Elliotte Friedman confirms trade that almost brought Brayden Schenn to Leafs

The top NHL insider let it be known that the Maple Leafs really had a deal on the table to bring the St. Louis Blues center to Toronto.
NHL: JAN 03 Canadiens at Blues
NHL: JAN 03 Canadiens at Blues | Icon Sportswire/GettyImages

The Toronto Maple Leafs almost made a bigger swing at last year's trade deadline than just trading away a whole lot of future draft picks for Scott Laughton and Brandon Carlo. A deal was on the table to land St. Louis Blues center Brayden Schenn.

A report earlier this week came our from Sportsnet's Nick Kypreos that there was a trade involving the Blues and Leafs that would see Schenn coming to Toronto, but it would also involve the Leafs' two top prospects, winger Easton Cowan and defenseman Ben Danford, going the other way to St. Louis. It was a trade that would completely empty the cupboards for the Leafs.

Brayden Schenn was almost a Maple Leaf last year

Of course, this feels a little crazy to go all-in like this, but on Friday, Kypreos's colleague and top NHL insider Elliotte Friedman confirmed the report and what the potential deal was going to be.

"I absolutely think that was the package that was on the table that was going to have to get it done for Schenn. Nick is totally right that that was what it was going to take to get him," Friedman said on Friday's episode of 32 Thoughts: The Podcast.

But the two teams hit a snafu when Schenn, allegedly, refused to waive his full no-trade clause unless somehow, the Leafs were able to form a family reunion and bring his brother and defenseman Luke Schenn back to Toronto.

"Schenn wasn't going to waive to Toronto unless the Maple Leafs got Luke. When all that was going on about reuniting the Schenn brothers, that's what Toronto was trying to do, and if the Leafs had gotten Luke, I think Brayden would've waived to go there," Friedman explained.

And if that happened, this pairing of centerman and defenseman would have been on the team instead of Laughton and Carlo. Which, I guess is a little bit of a different deal.

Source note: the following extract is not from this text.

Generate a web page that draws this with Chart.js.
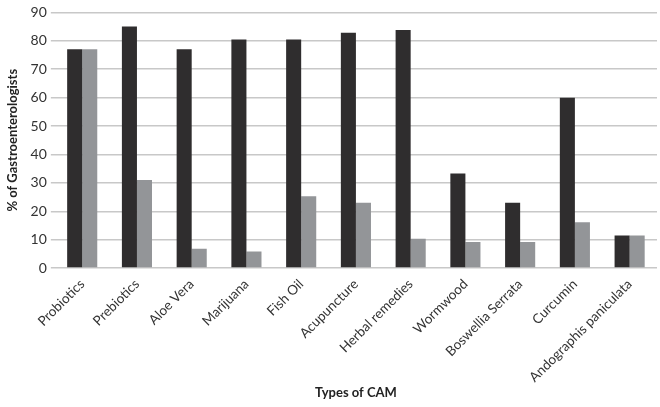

Leafs lucky they didn't pull this off

In the world where the Leafs get both Brayden and Luke Schenn, the entire team looks a whole lot different. Brayden is locking up the third-line center spot for the next three years as his contract runs through the 2027-28 season, and Luke would be a pure rental on the blue line.

Now, we're just making massive assumptions, but with Brayden down the middle, maybe the Leafs don't target Nicolas Roy as the compensation from the Vegas Golden Knights to facilitate the sign-and-trade for Mitch Marner. Maybe, instead, it's someone like defenseman Nic Hague (who wasn't traded to Nashville yet) to theoretically replace Luke.

Considering how Roy and Laughton have both really found their footing as the bottom-six centres for this Leafs team recently, it certainly feels like that's a better option than overpaying Brayden Schenn to be in that role as he declines rapidly into his mid-30s.

Plus, Carlo might end up getting traded before the deadline this year anyways and the Leafs could get at least some of their assets back, just to make it a big wash.

This Schenn-filled path feels like it would've been going all-in on a roster that didn't really deserve it and now we see that it would've led to potentially even more pain than the Leafs experienced earlier this season.